1
$\begingroup$

I just discovered today that $\mathbf{1}=(1,\ldots,1)$ is an eigenvector with eigenvalue $1$ of $X(X^TX)^{-1}X^T$ for certain $X \in \mathbb{R}^{m\times n}$ where $n \leq m$ and where the first column of $X$ is $\mathbf{1}$. Why is this?

The motivation for this is from a statement that says that the residual of the fitted values of a linear least squares estimator sum to 0. In other words, given some standard linear model $y = X\beta + \epsilon$ where $\epsilon$ is some random error, the least squares estimate for $\beta$ would be $\hat \beta = (X^TX)^{-1}X^Ty$ and the fitted value $\hat y = X\hat \beta$ or $X(X^TX)^{-1}X^Ty$. Also important to note is that $X$ is a design matrix and thus has an intercept column where all elements are $1$. Then $\mathbf{1}^T(y - \hat y) = 0$.

Through matlab, I inferred that it was because $X(X^TX)^{-1}X$ has eigenvector $\mathbf{1}$. I couldn't prove why this is the case.

  • 0
    that matrix is the projection on the row (?) space of $X$, so if you have a constant in your regression ...2012-08-28
  • 0
    @mike: you mean the orthogonal projection on the column space. So if $\bf 1$ is a column ...2012-08-28
  • 0
    Are you sure $m \le n$? If so, then $m$ must be equal to $n$, and $\mathbf{X}$ must be a full rank square matrix in order to ensure $(\mathbf{X}^T\mathbf{X})^{-1}$ exists.2012-08-28
  • 0
    @chaohuang Oops. Fixed it.2012-08-29

3 Answers 3

2

The first column of $X$ is $X e$ where $e = (1,0,\ldots,0)^T$. If $v = X w$ for some vector $w$, $$X (X^T X)^{-1} X^T v = X (X^T X)^{-1} (X^T X) w = X w = v$$

3

$X(X^TX)^{-1}X^Ty$ is the projection of $y$ onto the column space of $X$. If $y = [1\ldots1]^T$, then $y$ lies in the column space of $X$ because the first column of $X$ is $[1\ldots1]^T$. Hence, the projection will be $y$ again. Therefore, $X(X^TX)^{-1}X^Ty = y$, i.e. $y$ is an eigenvector of this projection matrix with eigenvalue $1$.

3

In typical problems of this kind, $X$ has many more rows that columns. You wrote $X \in \mathbb{R}^{m\times n}$ and $m\le n$. That doesn't make sense.

One has $X\in\mathbb{R}^{n\times m}$ and $m\le n$ (you see, I wrote $n\times m$ rather than $m\times n$). Then $X^T X$ is an $m\times m$ matrix, and $m\le n$, so it's a small matrix, maybe as small as $2\times 2$ in some typical applications.
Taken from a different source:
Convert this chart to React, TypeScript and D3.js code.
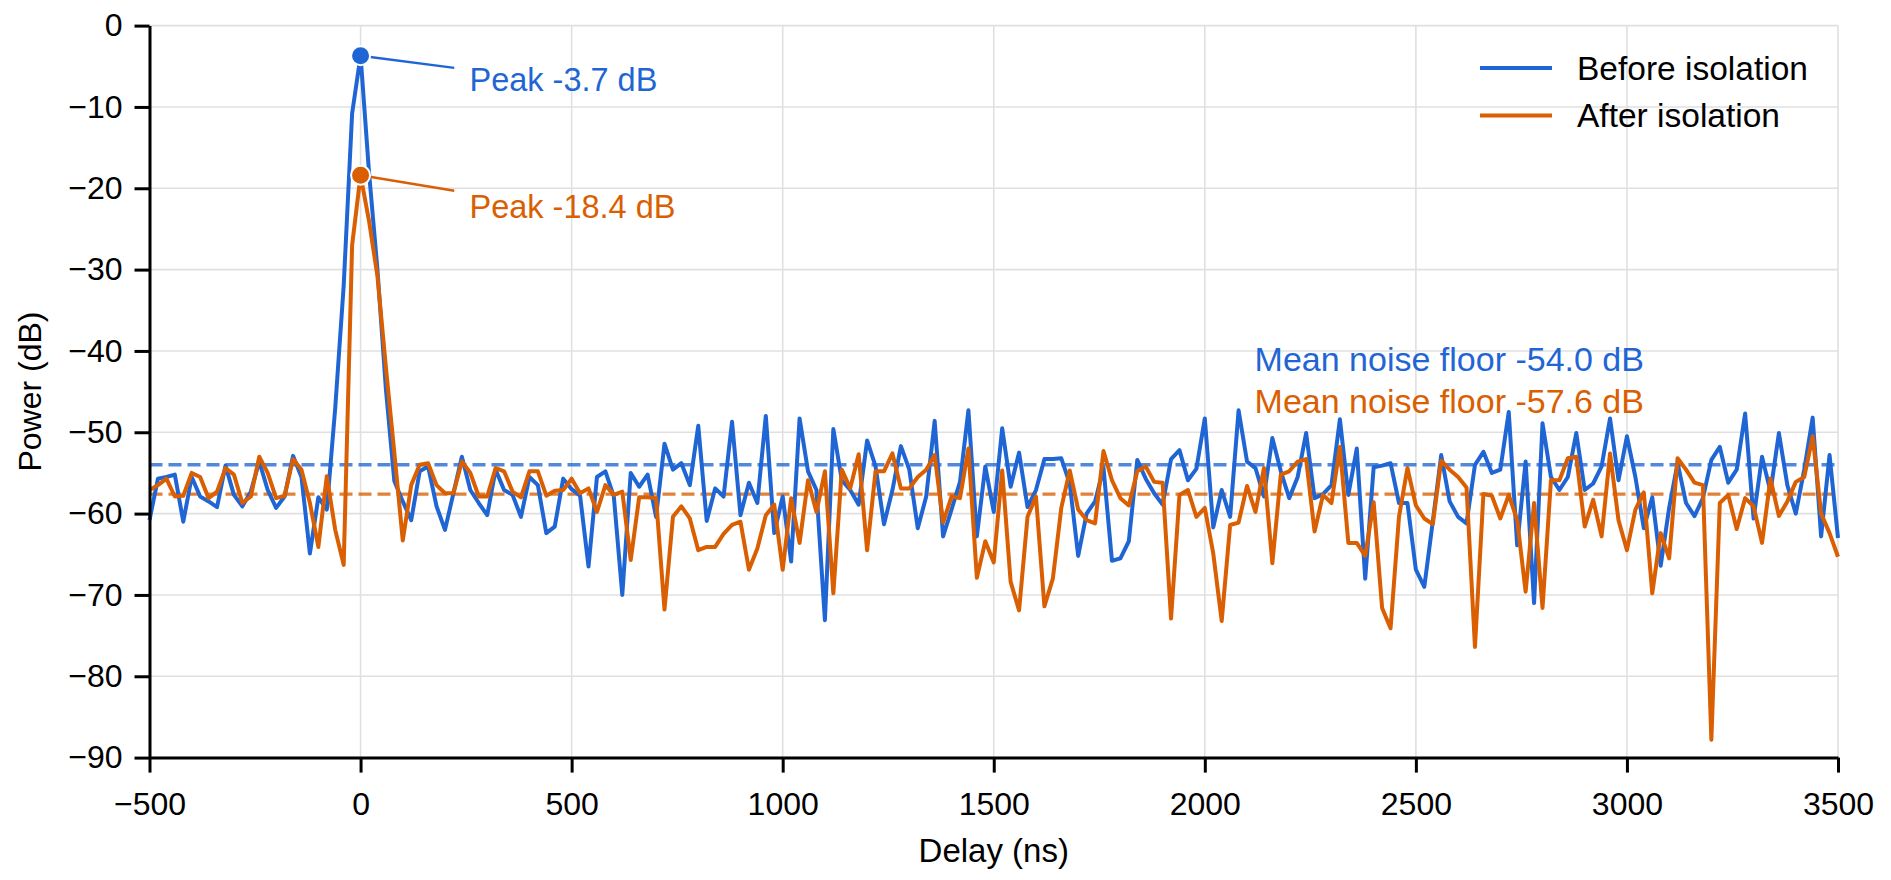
import React from 'react';
import * as d3 from 'd3';

// delay axis: one sample every 20 ns from -500 to 3500 ns
const delayStart = -500;
const delayStep = 20;

const beforeIsolation = [
  -60.8, -55.7, -55.5, -55.2, -61.0, -55.5, -57.9, -58.5, -59.2, -54.1,
  -57.7, -59.1, -57.3, -53.6, -57.1, -59.3, -57.9, -52.9, -55.5, -64.9,
  -58.0, -59.5, -47.0, -32.0, -10.8, -3.7, -18.0, -30.0, -44.7, -56.0,
  -58.5, -60.8, -54.8, -54.2, -59.1, -62.0, -57.5, -53.0, -57.1, -58.7,
  -60.2, -54.6, -57.1, -57.7, -60.4, -55.5, -56.5, -62.4, -61.6, -55.7,
  -57.0, -57.8, -66.5, -55.5, -54.8, -57.9, -70.0, -55.0, -56.7, -55.2,
  -60.4, -51.4, -54.6, -53.8, -56.5, -49.2, -60.9, -56.9, -57.9, -48.7,
  -60.2, -56.2, -58.7, -48.0, -62.4, -57.9, -65.9, -48.3, -54.8, -57.1,
  -73.1, -49.6, -55.9, -57.1, -58.9, -51.0, -54.2, -61.3, -57.1, -51.7,
  -54.6, -61.8, -57.9, -48.6, -62.8, -59.5, -56.1, -47.3, -62.8, -54.2,
  -59.8, -49.5, -56.7, -52.5, -59.2, -57.1, -53.3, -53.3, -53.2, -56.3,
  -65.2, -60.0, -58.5, -54.4, -65.8, -65.5, -63.4, -53.4, -55.7, -57.5,
  -58.9, -53.3, -52.2, -55.9, -54.5, -48.3, -61.7, -57.1, -60.4, -47.3,
  -53.6, -54.4, -57.9, -50.7, -54.8, -58.1, -55.5, -50.1, -58.1, -57.6,
  -56.5, -48.4, -57.7, -52.0, -68.0, -54.3, -54.1, -53.8, -58.7, -58.7,
  -66.9, -69.0, -61.0, -52.8, -58.5, -60.4, -61.2, -54.0, -52.4, -55.0,
  -54.6, -47.5, -63.9, -53.6, -71.0, -48.9, -55.5, -57.1, -55.5, -50.1,
  -57.1, -56.3, -54.2, -48.3, -55.9, -50.5, -55.5, -61.8, -58.0, -66.4,
  -59.3, -53.8, -58.7, -60.3, -58.1, -53.4, -51.8, -56.2, -54.6, -47.7,
  -60.6, -53.0, -57.3, -50.1, -56.5, -60.0, -54.6, -48.2, -62.8, -52.8,
  -63.0
];

const afterIsolation = [
  -57.1, -56.5, -55.7, -57.9, -57.8, -55.0, -55.5, -58.1, -57.3, -54.4,
  -55.2, -58.7, -57.9, -53.0, -55.0, -58.1, -57.8, -53.3, -54.6, -58.7,
  -64.1, -55.4, -62.0, -66.3, -27.0, -18.4, -24.0, -30.8, -42.0, -52.5,
  -63.3, -56.5, -54.0, -53.8, -56.5, -57.5, -57.5, -53.6, -55.0, -57.9,
  -57.9, -54.4, -54.8, -57.3, -58.0, -54.8, -54.8, -57.8, -57.2, -57.1,
  -55.7, -57.5, -56.9, -59.8, -56.5, -57.7, -57.3, -65.7, -58.0, -58.0,
  -58.1, -71.8, -60.4, -59.1, -60.6, -64.5, -64.1, -64.1, -62.5, -61.4,
  -61.0, -66.9, -64.3, -60.2, -58.9, -66.9, -58.1, -63.6, -55.9, -59.8,
  -54.8, -69.8, -54.6, -56.9, -52.7, -64.5, -54.8, -54.8, -52.6, -56.9,
  -56.9, -55.5, -54.6, -52.8, -61.1, -57.9, -58.1, -52.0, -67.9, -63.4,
  -66.0, -54.7, -68.4, -71.9, -60.4, -57.9, -71.4, -68.0, -59.3, -54.7,
  -59.5, -60.8, -61.2, -52.3, -55.9, -58.1, -59.0, -54.8, -54.2, -56.1,
  -56.2, -72.9, -57.7, -57.1, -60.4, -59.3, -64.9, -73.2, -61.4, -61.1,
  -56.6, -59.8, -54.4, -66.1, -55.2, -54.8, -53.6, -53.3, -62.2, -57.7,
  -58.7, -51.8, -63.6, -63.6, -65.2, -58.6, -71.6, -74.1, -60.4, -54.4,
  -59.0, -60.6, -61.3, -53.5, -54.6, -55.5, -56.8, -76.4, -57.6, -57.8,
  -60.6, -57.7, -60.8, -69.6, -58.7, -71.6, -55.9, -55.9, -53.2, -53.0,
  -61.6, -58.3, -62.8, -52.6, -60.8, -64.5, -59.5, -57.4, -69.8, -62.4,
  -65.5, -53.2, -54.6, -56.2, -56.5, -87.8, -58.7, -57.7, -61.9, -58.1,
  -59.1, -63.6, -55.7, -60.3, -58.5, -56.1, -55.5, -50.5, -60.0, -62.4,
  -65.3
];

const xTicks = [-500, 0, 500, 1000, 1500, 2000, 2500, 3000, 3500];
const yTicks = [0, -10, -20, -30, -40, -50, -60, -70, -80, -90];

const seriesNames = ['Before isolation', 'After isolation'];
const seriesColors = ['#1f66d4', '#d95f02'];
const peakValues = [-3.7, -18.4];
const noiseFloors = [-54.0, -57.6];

const FONT = "'Liberation Sans', Arial, Helvetica, sans-serif";

const App: React.FC = () => {
  const svgRef = React.useRef<SVGSVGElement>(null);
  const width = 1891;
  const height = 880;

  React.useEffect(() => {
    if (!svgRef.current) return;
    document.body.style.margin = '0';

    const svg = d3.select(svgRef.current);
    svg.selectAll('*').remove();

    const margin = { top: 25.6, right: 53, bottom: 122.4, left: 149.5 };
    const chartWidth = width - margin.left - margin.right;
    const chartHeight = height - margin.top - margin.bottom;

    svg.append('rect').attr('width', width).attr('height', height).attr('fill', '#fff');

    const g = svg.append('g')
      .attr('transform', `translate(${margin.left},${margin.top})`);

    const xScale = d3.scaleLinear().domain([-500, 3500]).range([0, chartWidth]);
    const yScale = d3.scaleLinear().domain([-90, 0]).range([chartHeight, 0]);

    const delays = beforeIsolation.map((_, i) => delayStart + i * delayStep);
    const series = [beforeIsolation, afterIsolation];

    // grid
    g.append('g')
      .selectAll('line')
      .data(xTicks)
      .enter().append('line')
      .attr('x1', d => xScale(d)).attr('x2', d => xScale(d))
      .attr('y1', 0).attr('y2', chartHeight)
      .attr('stroke', '#e0e0e0').attr('stroke-width', 1.6);
    g.append('g')
      .selectAll('line')
      .data(yTicks)
      .enter().append('line')
      .attr('x1', 0).attr('x2', chartWidth)
      .attr('y1', d => yScale(d)).attr('y2', d => yScale(d))
      .attr('stroke', '#e0e0e0').attr('stroke-width', 1.6);

    // mean noise floor lines
    noiseFloors.forEach((v, i) => {
      g.append('line')
        .attr('x1', 0).attr('x2', chartWidth)
        .attr('y1', yScale(v)).attr('y2', yScale(v))
        .attr('stroke', seriesColors[i])
        .attr('stroke-opacity', 0.78)
        .attr('stroke-width', 3.4)
        .attr('stroke-dasharray', '13 6');
    });

    // series
    const line = d3.line<number>()
      .x((_, i) => xScale(delays[i]))
      .y(d => yScale(d));

    series.forEach((values, i) => {
      g.append('path')
        .datum(values)
        .attr('fill', 'none')
        .attr('stroke', seriesColors[i])
        .attr('stroke-width', 4)
        .attr('stroke-linejoin', 'round')
        .attr('d', line);
    });

    // axes
    const minus = (d: d3.NumberValue) => d3.format('')(d as number).replace('-', '\u2212');
    const xAxis = g.append('g')
      .attr('transform', `translate(0,${chartHeight})`)
      .call(d3.axisBottom(xScale).tickValues(xTicks).tickSize(15).tickSizeOuter(0).tickPadding(20)
        .tickFormat(minus));
    const yAxis = g.append('g')
      .call(d3.axisLeft(yScale).tickValues(yTicks).tickSize(15).tickSizeOuter(0).tickPadding(12)
        .tickFormat(minus));

    [xAxis, yAxis].forEach(ax => {
      ax.select('.domain').attr('stroke', '#000').attr('stroke-width', 3);
      ax.selectAll('.tick line').attr('stroke', '#000').attr('stroke-width', 3);
      ax.selectAll('.tick text')
        .attr('fill', '#000')
        .attr('font-size', 32)
        .attr('font-family', FONT);
    });

    // peak markers and labels
    const labelX = 258;
    const lineEndX = 222;
    const labelY = [-8.05, -23.65];
    const lineEndY = [-5.2, -20.3];
    peakValues.forEach((p, i) => {
      g.append('line')
        .attr('x1', xScale(0)).attr('y1', yScale(p))
        .attr('x2', xScale(lineEndX)).attr('y2', yScale(lineEndY[i]))
        .attr('stroke', seriesColors[i])
        .attr('stroke-width', 2.4);
      g.append('circle')
        .attr('cx', xScale(0)).attr('cy', yScale(p))
        .attr('r', 9.5)
        .attr('fill', seriesColors[i])
        .attr('stroke', '#fff')
        .attr('stroke-width', 2);
      g.append('text')
        .attr('x', xScale(labelX)).attr('y', yScale(labelY[i]))
        .attr('font-size', 32.5)
        .attr('font-family', FONT)
        .attr('fill', seriesColors[i])
        .text(`Peak -${Math.abs(p).toFixed(1)} dB`);
    });

    // noise floor labels
    const floorLabelY = [-42.5, -47.6];
    noiseFloors.forEach((v, i) => {
      g.append('text')
        .attr('x', xScale(2118)).attr('y', yScale(floorLabelY[i]))
        .attr('font-size', 34)
        .attr('font-family', FONT)
        .attr('fill', seriesColors[i])
        .text(`Mean noise floor -${Math.abs(v).toFixed(1)} dB`);
    });

    // legend
    const legend = svg.append('g').attr('transform', 'translate(1480, 68)');
    seriesNames.forEach((name, i) => {
      const row = legend.append('g').attr('transform', `translate(0, ${i * 47.5})`);
      row.append('line')
        .attr('x1', 0).attr('x2', 72)
        .attr('y1', 0).attr('y2', 0)
        .attr('stroke', seriesColors[i])
        .attr('stroke-width', 4);
      row.append('text')
        .attr('x', 97).attr('y', 11.5)
        .attr('font-size', 33.5)
        .attr('font-family', FONT)
        .attr('fill', '#000')
        .text(name);
    });

    // axis labels
    svg.append('text')
      .attr('x', margin.left + chartWidth / 2)
      .attr('y', 862)
      .attr('text-anchor', 'middle')
      .attr('font-size', 33)
      .attr('font-family', FONT)
      .attr('fill', '#000')
      .text('Delay (ns)');

    svg.append('text')
      .attr('transform', `translate(41, ${margin.top + chartHeight / 2}) rotate(-90)`)
      .attr('text-anchor', 'middle')
      .attr('font-size', 32)
      .attr('font-family', FONT)
      .attr('fill', '#000')
      .text('Power (dB)');
  }, []);

  return (
    <svg
      ref={svgRef}
      width={width}
      height={height}
      style={{ display: 'block', position: 'absolute', left: 0, top: 0 }}
    />
  );
};

export default App;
If the columns of $X$ are linearly independent then $X^T X$ is invertible, i.e. $(X^T X)^{-1}$ exists. Now let $H=X(X^T X)^{-1}X^T$. The rank of the big $n\times n$ matrix $H$ is the small number $m$.

Now:

  • If $v$ is in the column space of $X$ then $Hv=v$.
  • If $v$ is orthogonal to the column space of $X$ then $Hv=0$.

So there you have two eigenspaces with eigenvalues $0$ and $1$, and since they're orthogonal complements of each other, they span the whole space.

Here's a proof of the two bulleted points. The second one is the easier one: Suppose $v$ is orthogonal to the column space of $X$. Then clearly $X^T v=0$. Therefore $Hv = X(X^T X)^{-1}X^T v$ $= X(X^T X)^{-1}0 = 0$. Now suppose $v$ is in the column space of $X$. Then $v=Xu$ for some column $u$ of (small) length $m$. Then $$ Hv = HXu = \big(X(X^T X)^{-1} X^T\big) Xu = X(X^T X)^{-1} (X^T X) u = Xu = v. $$

So if the column $\mathbf{1}$ of $1$s is in the column space of $X$, then $H\mathbf{1}=\mathbf{1}$.